*Dataset extract*.
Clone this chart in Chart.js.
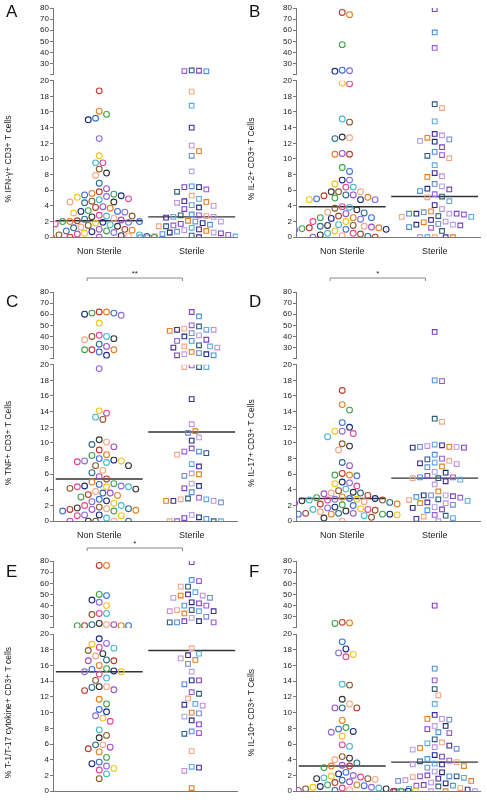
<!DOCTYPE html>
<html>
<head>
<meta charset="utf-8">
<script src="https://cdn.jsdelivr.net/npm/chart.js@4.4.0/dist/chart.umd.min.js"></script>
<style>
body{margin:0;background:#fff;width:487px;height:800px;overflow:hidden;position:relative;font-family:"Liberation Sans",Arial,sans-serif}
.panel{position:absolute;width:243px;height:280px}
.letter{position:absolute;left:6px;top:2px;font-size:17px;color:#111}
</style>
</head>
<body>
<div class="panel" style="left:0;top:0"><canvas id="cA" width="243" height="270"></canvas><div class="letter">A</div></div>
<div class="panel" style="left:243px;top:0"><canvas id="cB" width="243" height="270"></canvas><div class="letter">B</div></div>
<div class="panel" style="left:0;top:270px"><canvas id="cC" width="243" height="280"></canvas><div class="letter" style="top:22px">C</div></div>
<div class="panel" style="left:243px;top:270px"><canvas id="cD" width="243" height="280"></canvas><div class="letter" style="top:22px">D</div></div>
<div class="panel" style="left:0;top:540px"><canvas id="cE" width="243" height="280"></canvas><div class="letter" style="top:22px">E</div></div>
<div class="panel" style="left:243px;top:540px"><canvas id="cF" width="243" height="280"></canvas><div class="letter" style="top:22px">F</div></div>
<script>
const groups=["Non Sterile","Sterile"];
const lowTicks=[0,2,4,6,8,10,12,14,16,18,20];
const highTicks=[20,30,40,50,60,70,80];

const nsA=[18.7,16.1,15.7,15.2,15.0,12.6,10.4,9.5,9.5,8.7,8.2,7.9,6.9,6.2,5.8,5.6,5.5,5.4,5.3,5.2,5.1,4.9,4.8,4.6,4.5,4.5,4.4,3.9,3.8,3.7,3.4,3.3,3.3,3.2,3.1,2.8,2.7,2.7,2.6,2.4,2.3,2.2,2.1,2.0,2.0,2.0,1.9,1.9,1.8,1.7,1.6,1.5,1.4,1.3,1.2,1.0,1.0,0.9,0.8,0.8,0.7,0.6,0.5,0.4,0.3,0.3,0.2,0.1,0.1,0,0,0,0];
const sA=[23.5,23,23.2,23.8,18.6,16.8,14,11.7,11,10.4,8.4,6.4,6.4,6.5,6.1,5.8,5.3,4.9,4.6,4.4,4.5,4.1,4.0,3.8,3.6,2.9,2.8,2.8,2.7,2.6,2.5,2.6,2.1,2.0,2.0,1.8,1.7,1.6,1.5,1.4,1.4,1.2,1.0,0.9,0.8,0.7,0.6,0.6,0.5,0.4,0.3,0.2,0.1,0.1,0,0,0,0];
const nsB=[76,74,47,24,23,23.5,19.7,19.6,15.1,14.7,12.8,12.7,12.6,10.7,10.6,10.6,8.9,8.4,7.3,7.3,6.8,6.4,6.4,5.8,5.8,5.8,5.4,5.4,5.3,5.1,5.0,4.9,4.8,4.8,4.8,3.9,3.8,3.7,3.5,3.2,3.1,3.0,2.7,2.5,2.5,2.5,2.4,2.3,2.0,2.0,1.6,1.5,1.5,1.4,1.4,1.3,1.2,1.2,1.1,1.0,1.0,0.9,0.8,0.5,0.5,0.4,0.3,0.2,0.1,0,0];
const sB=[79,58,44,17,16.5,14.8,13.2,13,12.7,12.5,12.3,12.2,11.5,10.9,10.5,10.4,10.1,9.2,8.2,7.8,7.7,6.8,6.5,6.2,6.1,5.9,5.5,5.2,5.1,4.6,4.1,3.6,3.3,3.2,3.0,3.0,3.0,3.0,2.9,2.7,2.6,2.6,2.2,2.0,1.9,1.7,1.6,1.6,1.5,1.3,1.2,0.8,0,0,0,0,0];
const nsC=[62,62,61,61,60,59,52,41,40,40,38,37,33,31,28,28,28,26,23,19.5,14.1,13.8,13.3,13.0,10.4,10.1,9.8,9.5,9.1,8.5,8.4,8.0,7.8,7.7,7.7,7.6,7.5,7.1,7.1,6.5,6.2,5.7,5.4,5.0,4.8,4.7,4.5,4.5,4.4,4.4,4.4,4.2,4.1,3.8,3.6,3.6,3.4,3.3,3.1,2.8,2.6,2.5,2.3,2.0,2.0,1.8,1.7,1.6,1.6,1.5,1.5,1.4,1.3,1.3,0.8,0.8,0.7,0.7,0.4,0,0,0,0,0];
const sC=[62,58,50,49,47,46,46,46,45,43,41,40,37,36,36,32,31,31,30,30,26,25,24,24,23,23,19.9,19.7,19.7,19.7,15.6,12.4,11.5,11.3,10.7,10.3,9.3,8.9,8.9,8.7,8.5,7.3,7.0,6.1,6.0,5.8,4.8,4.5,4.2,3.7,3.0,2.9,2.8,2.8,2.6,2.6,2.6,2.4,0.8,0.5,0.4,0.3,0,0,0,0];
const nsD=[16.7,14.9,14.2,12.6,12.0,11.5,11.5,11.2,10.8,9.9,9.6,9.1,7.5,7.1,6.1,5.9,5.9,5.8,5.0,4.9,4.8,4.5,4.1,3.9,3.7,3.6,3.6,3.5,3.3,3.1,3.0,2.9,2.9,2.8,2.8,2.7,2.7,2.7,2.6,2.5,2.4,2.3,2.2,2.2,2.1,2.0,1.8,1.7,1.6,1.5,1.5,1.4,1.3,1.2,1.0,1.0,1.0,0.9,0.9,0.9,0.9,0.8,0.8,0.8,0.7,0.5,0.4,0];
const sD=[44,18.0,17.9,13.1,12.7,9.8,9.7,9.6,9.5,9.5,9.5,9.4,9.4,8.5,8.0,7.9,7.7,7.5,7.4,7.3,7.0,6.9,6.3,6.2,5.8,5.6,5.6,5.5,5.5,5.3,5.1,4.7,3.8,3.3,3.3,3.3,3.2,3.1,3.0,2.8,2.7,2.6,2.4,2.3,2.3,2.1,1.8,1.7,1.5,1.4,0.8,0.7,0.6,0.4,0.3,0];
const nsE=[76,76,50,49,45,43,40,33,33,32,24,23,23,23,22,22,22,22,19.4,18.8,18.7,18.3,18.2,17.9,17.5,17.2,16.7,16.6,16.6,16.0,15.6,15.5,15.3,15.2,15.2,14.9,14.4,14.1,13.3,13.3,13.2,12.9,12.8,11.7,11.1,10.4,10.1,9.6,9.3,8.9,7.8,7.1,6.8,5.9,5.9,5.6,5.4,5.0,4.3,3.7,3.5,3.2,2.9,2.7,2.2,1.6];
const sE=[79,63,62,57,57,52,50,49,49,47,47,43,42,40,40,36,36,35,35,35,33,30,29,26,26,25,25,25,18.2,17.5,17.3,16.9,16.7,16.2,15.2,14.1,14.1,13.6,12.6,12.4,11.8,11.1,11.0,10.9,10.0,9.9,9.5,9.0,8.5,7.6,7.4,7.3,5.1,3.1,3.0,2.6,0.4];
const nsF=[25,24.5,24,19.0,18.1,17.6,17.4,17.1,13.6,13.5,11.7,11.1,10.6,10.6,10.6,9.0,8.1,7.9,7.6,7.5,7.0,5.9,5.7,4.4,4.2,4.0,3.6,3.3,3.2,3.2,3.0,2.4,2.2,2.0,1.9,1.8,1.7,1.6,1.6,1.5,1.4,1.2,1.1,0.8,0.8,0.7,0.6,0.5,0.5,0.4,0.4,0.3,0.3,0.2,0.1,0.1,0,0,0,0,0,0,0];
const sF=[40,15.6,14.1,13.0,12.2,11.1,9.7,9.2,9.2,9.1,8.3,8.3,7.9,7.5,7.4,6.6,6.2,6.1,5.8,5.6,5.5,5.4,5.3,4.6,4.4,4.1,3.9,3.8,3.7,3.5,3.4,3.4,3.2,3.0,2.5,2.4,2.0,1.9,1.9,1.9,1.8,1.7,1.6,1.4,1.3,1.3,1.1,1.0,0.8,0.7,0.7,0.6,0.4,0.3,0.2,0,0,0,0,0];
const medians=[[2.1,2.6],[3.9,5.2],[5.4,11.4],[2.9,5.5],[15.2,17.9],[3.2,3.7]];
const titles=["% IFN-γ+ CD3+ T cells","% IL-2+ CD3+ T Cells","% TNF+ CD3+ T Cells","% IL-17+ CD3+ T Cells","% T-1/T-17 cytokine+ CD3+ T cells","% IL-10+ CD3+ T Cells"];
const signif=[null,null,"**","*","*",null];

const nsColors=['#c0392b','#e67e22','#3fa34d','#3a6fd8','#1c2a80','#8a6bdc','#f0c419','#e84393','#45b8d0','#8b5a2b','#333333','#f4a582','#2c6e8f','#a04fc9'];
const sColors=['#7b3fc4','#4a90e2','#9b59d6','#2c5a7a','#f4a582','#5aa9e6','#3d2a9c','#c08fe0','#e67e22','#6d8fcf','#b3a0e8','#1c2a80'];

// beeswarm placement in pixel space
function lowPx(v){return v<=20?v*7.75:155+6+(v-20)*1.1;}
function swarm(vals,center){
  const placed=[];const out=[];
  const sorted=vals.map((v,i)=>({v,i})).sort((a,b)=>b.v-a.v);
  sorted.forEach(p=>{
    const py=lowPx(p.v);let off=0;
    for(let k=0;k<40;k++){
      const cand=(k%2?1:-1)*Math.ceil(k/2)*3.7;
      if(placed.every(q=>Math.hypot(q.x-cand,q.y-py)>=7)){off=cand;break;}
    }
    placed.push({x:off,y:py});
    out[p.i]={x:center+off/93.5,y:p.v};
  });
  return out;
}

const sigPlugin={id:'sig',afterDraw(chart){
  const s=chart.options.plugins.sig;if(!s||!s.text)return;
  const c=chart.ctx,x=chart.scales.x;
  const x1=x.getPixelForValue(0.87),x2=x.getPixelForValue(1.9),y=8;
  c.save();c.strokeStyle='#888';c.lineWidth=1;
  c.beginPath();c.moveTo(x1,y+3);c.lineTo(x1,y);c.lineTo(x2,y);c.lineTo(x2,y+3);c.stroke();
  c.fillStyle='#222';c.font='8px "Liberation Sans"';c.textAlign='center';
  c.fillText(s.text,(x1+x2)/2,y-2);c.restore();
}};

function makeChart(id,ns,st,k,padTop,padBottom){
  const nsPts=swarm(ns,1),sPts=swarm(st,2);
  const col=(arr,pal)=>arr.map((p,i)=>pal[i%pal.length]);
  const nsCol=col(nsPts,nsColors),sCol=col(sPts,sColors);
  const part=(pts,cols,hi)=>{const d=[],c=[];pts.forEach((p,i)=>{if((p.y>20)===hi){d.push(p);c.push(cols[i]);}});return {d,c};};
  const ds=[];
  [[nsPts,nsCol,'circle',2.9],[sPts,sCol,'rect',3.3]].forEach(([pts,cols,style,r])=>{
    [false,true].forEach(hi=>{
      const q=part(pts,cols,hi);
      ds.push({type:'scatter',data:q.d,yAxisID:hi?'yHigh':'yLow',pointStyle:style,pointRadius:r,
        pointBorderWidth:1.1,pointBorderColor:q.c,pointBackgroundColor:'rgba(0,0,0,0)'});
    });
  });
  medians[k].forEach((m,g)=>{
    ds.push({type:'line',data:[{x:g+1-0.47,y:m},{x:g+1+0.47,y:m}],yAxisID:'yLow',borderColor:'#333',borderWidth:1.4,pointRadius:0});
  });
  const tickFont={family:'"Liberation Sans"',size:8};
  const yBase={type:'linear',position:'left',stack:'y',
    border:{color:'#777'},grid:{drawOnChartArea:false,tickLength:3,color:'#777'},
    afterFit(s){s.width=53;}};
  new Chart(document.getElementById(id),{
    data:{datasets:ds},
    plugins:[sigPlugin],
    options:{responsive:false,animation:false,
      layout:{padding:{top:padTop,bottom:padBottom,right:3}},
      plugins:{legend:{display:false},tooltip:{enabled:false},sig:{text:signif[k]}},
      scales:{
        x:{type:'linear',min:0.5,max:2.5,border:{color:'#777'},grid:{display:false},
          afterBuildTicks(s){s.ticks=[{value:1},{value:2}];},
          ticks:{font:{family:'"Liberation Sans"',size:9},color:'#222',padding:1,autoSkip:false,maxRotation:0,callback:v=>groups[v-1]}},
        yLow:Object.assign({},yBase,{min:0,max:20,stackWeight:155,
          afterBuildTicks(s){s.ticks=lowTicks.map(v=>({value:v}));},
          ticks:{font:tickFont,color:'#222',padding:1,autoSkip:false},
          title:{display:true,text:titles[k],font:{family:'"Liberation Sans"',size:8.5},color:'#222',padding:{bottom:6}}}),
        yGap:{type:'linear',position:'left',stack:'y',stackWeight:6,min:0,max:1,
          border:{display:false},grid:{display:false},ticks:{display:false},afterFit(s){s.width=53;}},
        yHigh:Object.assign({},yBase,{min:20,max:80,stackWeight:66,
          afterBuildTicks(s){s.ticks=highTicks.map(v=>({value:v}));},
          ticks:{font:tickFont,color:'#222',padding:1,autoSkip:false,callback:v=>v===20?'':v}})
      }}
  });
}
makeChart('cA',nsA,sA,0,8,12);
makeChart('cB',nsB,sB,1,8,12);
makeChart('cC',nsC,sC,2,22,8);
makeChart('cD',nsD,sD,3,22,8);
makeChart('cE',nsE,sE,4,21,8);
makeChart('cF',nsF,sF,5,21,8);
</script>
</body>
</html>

*Problem requirements*.
Starting with the first line of the data above and ending with the line containing "const highTicks=[20,30,40,50,60,70,80];", please restate every line exactly, leaving images out.

*Output*.
Clone this chart in Chart.js.
<!DOCTYPE html>
<html>
<head>
<meta charset="utf-8">
<script src="https://cdn.jsdelivr.net/npm/chart.js@4.4.0/dist/chart.umd.min.js"></script>
<style>
body{margin:0;background:#fff;width:487px;height:800px;overflow:hidden;position:relative;font-family:"Liberation Sans",Arial,sans-serif}
.panel{position:absolute;width:243px;height:280px}
.letter{position:absolute;left:6px;top:2px;font-size:17px;color:#111}
</style>
</head>
<body>
<div class="panel" style="left:0;top:0"><canvas id="cA" width="243" height="270"></canvas><div class="letter">A</div></div>
<div class="panel" style="left:243px;top:0"><canvas id="cB" width="243" height="270"></canvas><div class="letter">B</div></div>
<div class="panel" style="left:0;top:270px"><canvas id="cC" width="243" height="280"></canvas><div class="letter" style="top:22px">C</div></div>
<div class="panel" style="left:243px;top:270px"><canvas id="cD" width="243" height="280"></canvas><div class="letter" style="top:22px">D</div></div>
<div class="panel" style="left:0;top:540px"><canvas id="cE" width="243" height="280"></canvas><div class="letter" style="top:22px">E</div></div>
<div class="panel" style="left:243px;top:540px"><canvas id="cF" width="243" height="280"></canvas><div class="letter" style="top:22px">F</div></div>
<script>
const groups=["Non Sterile","Sterile"];
const lowTicks=[0,2,4,6,8,10,12,14,16,18,20];
const highTicks=[20,30,40,50,60,70,80];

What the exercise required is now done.